Repeat everything from the first line of the listing below through the line that contains "from matplotlib.patches import Rectangle", exactly. Leave out pictures.

:: Supplied information

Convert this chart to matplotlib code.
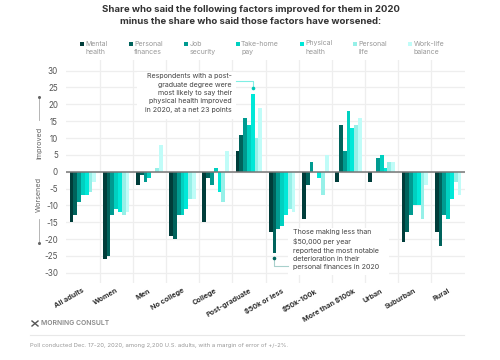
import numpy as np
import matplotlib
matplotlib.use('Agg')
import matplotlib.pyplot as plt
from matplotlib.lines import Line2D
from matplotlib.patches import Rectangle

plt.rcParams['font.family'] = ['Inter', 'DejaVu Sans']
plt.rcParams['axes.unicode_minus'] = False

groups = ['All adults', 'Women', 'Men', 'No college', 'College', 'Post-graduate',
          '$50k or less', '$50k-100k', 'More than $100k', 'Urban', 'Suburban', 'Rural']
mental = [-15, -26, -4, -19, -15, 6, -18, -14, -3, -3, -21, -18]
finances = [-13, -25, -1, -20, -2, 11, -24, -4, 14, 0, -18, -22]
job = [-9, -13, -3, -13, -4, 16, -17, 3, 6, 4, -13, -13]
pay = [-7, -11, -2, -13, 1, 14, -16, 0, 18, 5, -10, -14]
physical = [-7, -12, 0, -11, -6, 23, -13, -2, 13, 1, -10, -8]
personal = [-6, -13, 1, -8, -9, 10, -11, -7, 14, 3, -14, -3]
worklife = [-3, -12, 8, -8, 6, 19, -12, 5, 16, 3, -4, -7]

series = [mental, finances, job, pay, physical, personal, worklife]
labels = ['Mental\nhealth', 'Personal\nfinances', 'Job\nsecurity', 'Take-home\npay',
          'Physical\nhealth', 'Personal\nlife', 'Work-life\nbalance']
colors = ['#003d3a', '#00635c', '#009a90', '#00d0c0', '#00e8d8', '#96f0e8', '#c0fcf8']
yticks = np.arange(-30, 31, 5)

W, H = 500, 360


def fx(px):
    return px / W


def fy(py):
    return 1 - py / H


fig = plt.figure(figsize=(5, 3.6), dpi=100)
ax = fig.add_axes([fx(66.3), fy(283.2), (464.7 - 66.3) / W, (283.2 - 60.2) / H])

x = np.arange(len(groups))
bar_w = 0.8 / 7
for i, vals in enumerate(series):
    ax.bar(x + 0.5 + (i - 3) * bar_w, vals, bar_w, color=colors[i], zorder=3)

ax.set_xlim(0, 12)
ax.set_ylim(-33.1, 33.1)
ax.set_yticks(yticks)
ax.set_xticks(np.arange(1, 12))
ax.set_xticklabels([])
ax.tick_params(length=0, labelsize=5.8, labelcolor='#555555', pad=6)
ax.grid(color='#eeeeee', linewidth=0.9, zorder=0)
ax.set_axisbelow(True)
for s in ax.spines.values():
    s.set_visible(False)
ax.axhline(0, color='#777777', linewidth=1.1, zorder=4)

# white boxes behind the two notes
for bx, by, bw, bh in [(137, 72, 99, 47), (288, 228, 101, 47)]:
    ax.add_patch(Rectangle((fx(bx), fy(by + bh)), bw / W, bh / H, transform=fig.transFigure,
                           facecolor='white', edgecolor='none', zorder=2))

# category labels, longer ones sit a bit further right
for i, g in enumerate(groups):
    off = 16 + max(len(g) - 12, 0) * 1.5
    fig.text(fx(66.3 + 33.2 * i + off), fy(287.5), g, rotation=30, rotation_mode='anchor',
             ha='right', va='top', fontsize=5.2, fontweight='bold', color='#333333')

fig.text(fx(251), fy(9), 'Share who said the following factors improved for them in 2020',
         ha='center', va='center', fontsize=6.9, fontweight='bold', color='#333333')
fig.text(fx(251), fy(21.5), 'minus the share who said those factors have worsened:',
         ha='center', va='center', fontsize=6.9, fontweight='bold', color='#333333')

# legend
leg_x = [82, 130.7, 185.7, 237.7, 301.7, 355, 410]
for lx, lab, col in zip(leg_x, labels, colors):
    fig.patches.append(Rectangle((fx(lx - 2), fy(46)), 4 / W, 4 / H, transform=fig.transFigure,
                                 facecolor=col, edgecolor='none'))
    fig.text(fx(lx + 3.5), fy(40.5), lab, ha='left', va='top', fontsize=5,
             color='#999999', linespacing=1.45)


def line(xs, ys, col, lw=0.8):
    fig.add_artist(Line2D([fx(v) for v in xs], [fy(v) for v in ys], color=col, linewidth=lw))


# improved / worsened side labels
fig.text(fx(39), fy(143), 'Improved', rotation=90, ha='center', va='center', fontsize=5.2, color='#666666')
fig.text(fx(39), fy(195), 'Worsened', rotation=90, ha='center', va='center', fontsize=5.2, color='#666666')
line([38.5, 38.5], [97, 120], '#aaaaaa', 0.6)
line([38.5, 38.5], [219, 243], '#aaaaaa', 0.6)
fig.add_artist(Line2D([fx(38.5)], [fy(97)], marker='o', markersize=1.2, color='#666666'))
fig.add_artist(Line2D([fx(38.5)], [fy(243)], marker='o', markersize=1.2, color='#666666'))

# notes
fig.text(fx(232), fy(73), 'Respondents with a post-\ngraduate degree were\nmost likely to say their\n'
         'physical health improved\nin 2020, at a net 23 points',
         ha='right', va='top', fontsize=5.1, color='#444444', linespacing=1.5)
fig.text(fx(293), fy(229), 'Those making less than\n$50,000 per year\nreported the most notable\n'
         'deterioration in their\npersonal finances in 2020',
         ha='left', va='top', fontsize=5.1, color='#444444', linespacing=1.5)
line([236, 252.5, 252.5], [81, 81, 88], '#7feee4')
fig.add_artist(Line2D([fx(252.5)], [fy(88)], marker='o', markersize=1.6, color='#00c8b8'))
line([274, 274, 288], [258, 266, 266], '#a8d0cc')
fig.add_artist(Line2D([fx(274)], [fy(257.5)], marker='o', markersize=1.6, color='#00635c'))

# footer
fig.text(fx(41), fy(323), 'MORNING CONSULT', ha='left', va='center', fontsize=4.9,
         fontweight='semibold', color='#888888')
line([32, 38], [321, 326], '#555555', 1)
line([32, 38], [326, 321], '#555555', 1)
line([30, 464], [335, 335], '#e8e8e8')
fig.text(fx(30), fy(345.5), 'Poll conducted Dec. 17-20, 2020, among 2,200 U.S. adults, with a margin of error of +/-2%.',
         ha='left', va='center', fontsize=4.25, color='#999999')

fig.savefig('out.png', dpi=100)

::::

Exercise response |
Convert this chart to matplotlib code.
import numpy as np
import matplotlib
matplotlib.use('Agg')
import matplotlib.pyplot as plt
from matplotlib.lines import Line2D
from matplotlib.patches import Rectangle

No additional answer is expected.